[Entries with chart source code]

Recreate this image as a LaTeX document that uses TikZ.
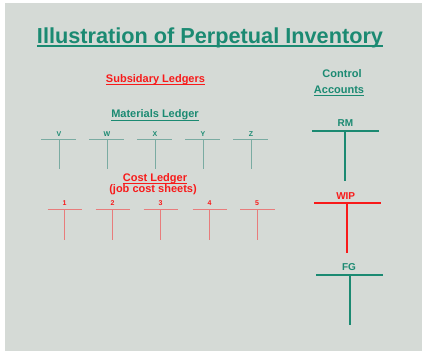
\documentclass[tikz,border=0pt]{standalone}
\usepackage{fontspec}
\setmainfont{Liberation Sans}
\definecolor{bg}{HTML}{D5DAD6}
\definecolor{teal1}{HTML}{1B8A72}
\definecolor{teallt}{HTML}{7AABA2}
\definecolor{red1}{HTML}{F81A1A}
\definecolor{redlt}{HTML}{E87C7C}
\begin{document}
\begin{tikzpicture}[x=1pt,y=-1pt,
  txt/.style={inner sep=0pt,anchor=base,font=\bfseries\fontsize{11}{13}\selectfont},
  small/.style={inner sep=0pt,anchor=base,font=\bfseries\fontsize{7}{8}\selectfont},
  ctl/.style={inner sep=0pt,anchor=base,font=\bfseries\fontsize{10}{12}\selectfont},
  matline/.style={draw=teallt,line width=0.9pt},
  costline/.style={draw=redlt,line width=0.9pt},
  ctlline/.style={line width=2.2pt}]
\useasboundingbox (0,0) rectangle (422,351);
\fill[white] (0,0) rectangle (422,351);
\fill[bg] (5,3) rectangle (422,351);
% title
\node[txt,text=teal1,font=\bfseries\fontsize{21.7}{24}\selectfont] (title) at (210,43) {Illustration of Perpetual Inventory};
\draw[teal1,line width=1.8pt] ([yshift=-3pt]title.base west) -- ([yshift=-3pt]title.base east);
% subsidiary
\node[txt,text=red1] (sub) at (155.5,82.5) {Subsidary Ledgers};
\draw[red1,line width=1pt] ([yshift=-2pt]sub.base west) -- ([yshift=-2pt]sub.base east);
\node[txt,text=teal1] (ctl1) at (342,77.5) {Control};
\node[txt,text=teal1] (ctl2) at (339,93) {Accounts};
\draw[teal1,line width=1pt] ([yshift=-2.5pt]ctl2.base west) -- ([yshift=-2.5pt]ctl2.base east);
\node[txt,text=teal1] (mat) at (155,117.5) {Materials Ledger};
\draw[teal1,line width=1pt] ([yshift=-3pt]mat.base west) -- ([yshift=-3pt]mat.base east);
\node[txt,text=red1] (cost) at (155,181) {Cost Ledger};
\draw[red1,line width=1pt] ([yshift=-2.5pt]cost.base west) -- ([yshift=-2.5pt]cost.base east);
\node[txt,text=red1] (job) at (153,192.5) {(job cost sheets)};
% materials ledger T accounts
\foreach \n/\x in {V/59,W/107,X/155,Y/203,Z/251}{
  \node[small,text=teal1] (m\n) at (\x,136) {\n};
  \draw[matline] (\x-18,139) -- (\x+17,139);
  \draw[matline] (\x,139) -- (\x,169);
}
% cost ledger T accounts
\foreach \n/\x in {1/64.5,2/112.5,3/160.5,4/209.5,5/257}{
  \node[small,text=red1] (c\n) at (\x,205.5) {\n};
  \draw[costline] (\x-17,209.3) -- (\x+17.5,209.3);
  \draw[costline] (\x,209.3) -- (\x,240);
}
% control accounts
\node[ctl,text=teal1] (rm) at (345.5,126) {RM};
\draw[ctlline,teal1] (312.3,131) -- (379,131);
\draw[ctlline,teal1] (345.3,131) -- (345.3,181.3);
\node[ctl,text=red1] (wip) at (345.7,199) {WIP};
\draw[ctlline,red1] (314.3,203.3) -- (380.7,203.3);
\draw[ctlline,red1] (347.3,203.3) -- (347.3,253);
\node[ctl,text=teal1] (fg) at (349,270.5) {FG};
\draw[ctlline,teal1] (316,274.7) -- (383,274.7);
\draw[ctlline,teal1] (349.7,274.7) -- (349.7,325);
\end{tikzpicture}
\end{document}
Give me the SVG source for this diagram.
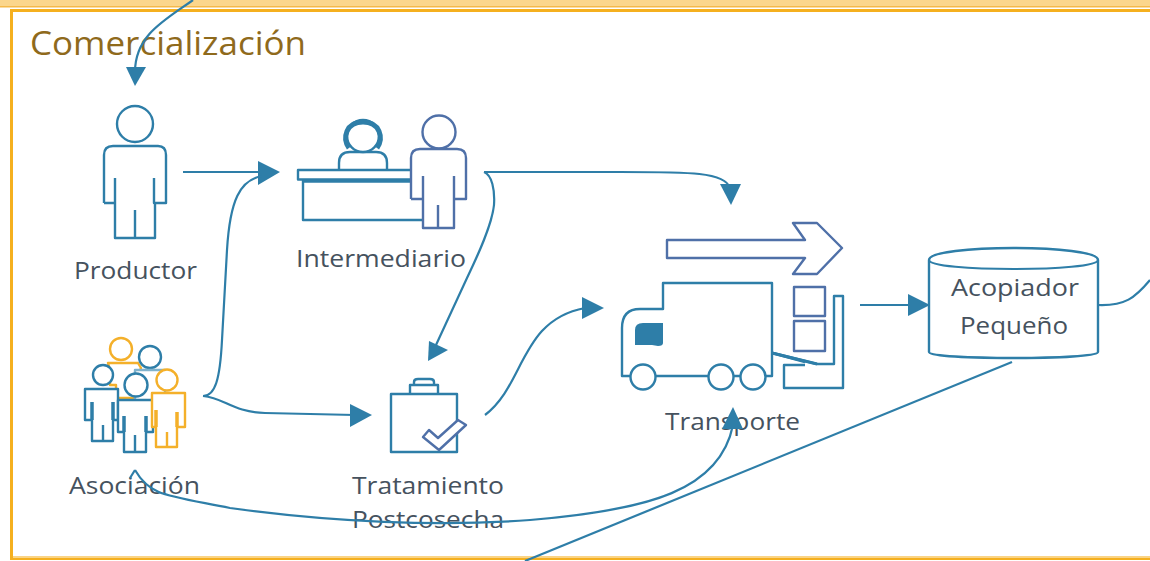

Stated problem:
What comes back should match the records exactly, minus any pictures.

Answer to the problem:
Recreate this image as a LaTeX document that uses TikZ.
\documentclass[tikz,border=0pt]{standalone}
\usepackage{fontspec}
\setmainfont{Liberation Sans}
\definecolor{bg}{HTML}{D5DAD6}
\definecolor{teal1}{HTML}{1B8A72}
\definecolor{teallt}{HTML}{7AABA2}
\definecolor{red1}{HTML}{F81A1A}
\definecolor{redlt}{HTML}{E87C7C}
\begin{document}
\begin{tikzpicture}[x=1pt,y=-1pt,
  txt/.style={inner sep=0pt,anchor=base,font=\bfseries\fontsize{11}{13}\selectfont},
  small/.style={inner sep=0pt,anchor=base,font=\bfseries\fontsize{7}{8}\selectfont},
  ctl/.style={inner sep=0pt,anchor=base,font=\bfseries\fontsize{10}{12}\selectfont},
  matline/.style={draw=teallt,line width=0.9pt},
  costline/.style={draw=redlt,line width=0.9pt},
  ctlline/.style={line width=2.2pt}]
\useasboundingbox (0,0) rectangle (422,351);
\fill[white] (0,0) rectangle (422,351);
\fill[bg] (5,3) rectangle (422,351);
% title
\node[txt,text=teal1,font=\bfseries\fontsize{21.7}{24}\selectfont] (title) at (210,43) {Illustration of Perpetual Inventory};
\draw[teal1,line width=1.8pt] ([yshift=-3pt]title.base west) -- ([yshift=-3pt]title.base east);
% subsidiary
\node[txt,text=red1] (sub) at (155.5,82.5) {Subsidary Ledgers};
\draw[red1,line width=1pt] ([yshift=-2pt]sub.base west) -- ([yshift=-2pt]sub.base east);
\node[txt,text=teal1] (ctl1) at (342,77.5) {Control};
\node[txt,text=teal1] (ctl2) at (339,93) {Accounts};
\draw[teal1,line width=1pt] ([yshift=-2.5pt]ctl2.base west) -- ([yshift=-2.5pt]ctl2.base east);
\node[txt,text=teal1] (mat) at (155,117.5) {Materials Ledger};
\draw[teal1,line width=1pt] ([yshift=-3pt]mat.base west) -- ([yshift=-3pt]mat.base east);
\node[txt,text=red1] (cost) at (155,181) {Cost Ledger};
\draw[red1,line width=1pt] ([yshift=-2.5pt]cost.base west) -- ([yshift=-2.5pt]cost.base east);
\node[txt,text=red1] (job) at (153,192.5) {(job cost sheets)};
% materials ledger T accounts
\foreach \n/\x in {V/59,W/107,X/155,Y/203,Z/251}{
  \node[small,text=teal1] (m\n) at (\x,136) {\n};
  \draw[matline] (\x-18,139) -- (\x+17,139);
  \draw[matline] (\x,139) -- (\x,169);
}
% cost ledger T accounts
\foreach \n/\x in {1/64.5,2/112.5,3/160.5,4/209.5,5/257}{
  \node[small,text=red1] (c\n) at (\x,205.5) {\n};
  \draw[costline] (\x-17,209.3) -- (\x+17.5,209.3);
  \draw[costline] (\x,209.3) -- (\x,240);
}
% control accounts
\node[ctl,text=teal1] (rm) at (345.5,126) {RM};
\draw[ctlline,teal1] (312.3,131) -- (379,131);
\draw[ctlline,teal1] (345.3,131) -- (345.3,181.3);
\node[ctl,text=red1] (wip) at (345.7,199) {WIP};
\draw[ctlline,red1] (314.3,203.3) -- (380.7,203.3);
\draw[ctlline,red1] (347.3,203.3) -- (347.3,253);
\node[ctl,text=teal1] (fg) at (349,270.5) {FG};
\draw[ctlline,teal1] (316,274.7) -- (383,274.7);
\draw[ctlline,teal1] (349.7,274.7) -- (349.7,325);
\end{tikzpicture}
\end{document}
Give me the SVG source for this diagram.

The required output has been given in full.